S.B. L’outil génère des volumes extrêmement importants de données, en plus d’une collection déjà riche de tableaux de bords. Pour tirer pleinement profit de la simulation, il faut se donner les moyens de les exploiter en termes de datascience, ce qui implique des compétences plutôt rares. Ce n’est pas seulement de l’expertise métier sur les assets industriels qui est utile. L’appropriation est un enjeu important pour les mois à venir, car au départ nous avons utilisé le jumeau numérique comme un instrument de R&D. Mais à partir du moment où l’on va généraliser la pratique à toute notre politique de gestion des assets, cela dépassera ce cadre pour toucher de nombreux experts. Le nombre et la variété des utilisateurs, avec des usages plus ou moins développés, augmente considérablement. A ce stade, les premiers retours sont cependant très positifs. La prise en main a lieu et les équipes ont même intégré des usages que nous n’avions pas mis en place, sur les données patrimoniales !

Quels sont pour vous les prérequis pour qu’une entreprise tire vraiment parti d’une telle technologie ?

G.B. L’industrialisation, c’est-à-dire la généralisation de l’approche, implique deux défis. D’abord un défi IT, c’est-à-dire passer de la R&D à l’appropriation par les équipes de la DSI. L’autre enjeu c’est l’appropriation par les équipes métiers, ce qui nécessite un accompagnement adéquat. Ensuite, du point de vue des données, il faut noter que RTE a fait de gros efforts depuis le début des années 2000 pour décrire finement son réseau et ses actifs. Ce sont nos données patrimoniales ; elles ne sont pas parfaites car beaucoup ont été saisies à la main. Il va donc falloir transcrire les données dans l’outil mais surtout gérer l’imperfection ou l’incomplétude : être tolérant aux erreurs, les détecter et les corriger.

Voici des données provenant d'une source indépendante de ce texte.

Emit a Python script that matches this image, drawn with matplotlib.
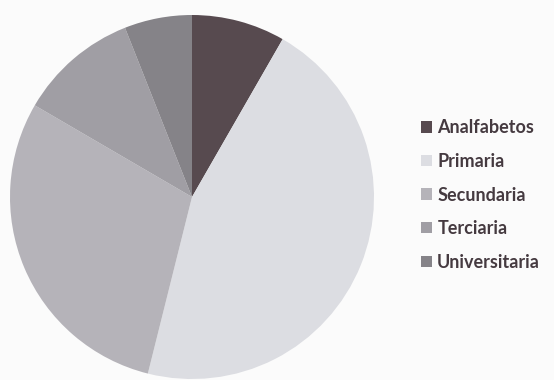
import matplotlib.pyplot as plt
from matplotlib.patches import Patch

# nivel educativo, participacion en %
categorias = ["Analfabetos", "Primaria", "Secundaria", "Terciaria", "Universitaria"]
valores = [8.3, 45.6, 29.5, 10.6, 6.0]
colores = ["#574a4f", "#dcdde2", "#b5b3b9", "#a09ea4", "#858388"]

fig = plt.figure(figsize=(5.54, 3.8), dpi=100)
fig.patch.set_facecolor("#fbfbfb")

ax = fig.add_axes([10 / 554, 0.0, 364 / 554, 366 / 380])
ax.pie(valores, colors=colores, startangle=90, counterclock=False,
       radius=1.0, wedgeprops=dict(linewidth=0))
ax.set_xlim(-1, 1)
ax.set_ylim(-1, 1)
ax.set_aspect("equal")
ax.axis("off")

handles = [Patch(facecolor=c, edgecolor="none") for c in colores]
leg = fig.legend(handles, categorias, loc="center left",
                 bbox_to_anchor=(421 / 554, 1 - 195 / 380),
                 frameon=False, borderpad=0, borderaxespad=0,
                 handlelength=0.6, handleheight=0.6,
                 handletextpad=0.3, labelspacing=0.92,
                 prop={"family": "Lato", "weight": "bold", "size": 13})
for t in leg.get_texts():
    t.set_color("#453a40")

fig.savefig("out.png", dpi=100, facecolor=fig.get_facecolor())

Il n’est toutefois pas nécessaires de n’avoir que des données parfaites pour faire une simulation ! On peut se permettre une certaine imperfection. D’autant plus que dans notre outil, nous n’intégrons pas que les données patrimoniales : il y a aussi les données de compétence et de disponibilité des équipes, celles sur l’importance stratégique des ouvrages… Il faut avoir cette matière première riche pour tirer parti de la modélisation.

L’éclairage de Michel Morvan, co-fondateur et président de Cosmo Tech

Après avoir été directeur scientifique et vice-président de l’innovation pour le groupe Veolia, Michel Morvan a co-fondé en 2010 Cosmo Tech (ex-The Cosmo Company), spécialiste de la modélisation      des systèmes complexes, dont l’activité s’est progressivement orientée vers les jumeaux numériques simulables. « J’ai la conviction que nous sommes aujourd’hui dans le siècle de la complexité : nous voyons de l’incertitude et de l’interdépendance partout. Toutes les entreprises sont face à une injonction paradoxale : développer leur résilience et mener des réductions de coûts massives. La seule manière d’y répondre, c’est d’avoir de la visibilité sur l’impact des décisions grâce à la simulation notamment », souligne le dirigeant.

L’entreprise travaille avec RTE, mais également Renault ou Michelin sur des enjeux de manufacturing et de supply chain. « Plutôt que de vouloir simplifier la complexité, il faudrait la voir comme une chance, car c’est cette granularité dans les activités qui porte un énorme potentiel de valeur.  Maîtriser cette granularité d’action permet de savoir comment agir précisément sur la complexité et trouver ainsi de nouvelles opportunités. » défend-il.  Et les résultats sont au rendez-vous : « Nous avons appliqué le même jumeau numérique que celui utilisé par RTE pour la gestion de l’obsolescence des robots dans les usines de Renault. Sur un plan de maintenance de 10 millions d’euros en moyenne par an, l’entreprise a vu qu’elle pouvait le diminuer selon les ans de 50 à 80 % dans 3 usines différentes sur les 5 prochaines années ».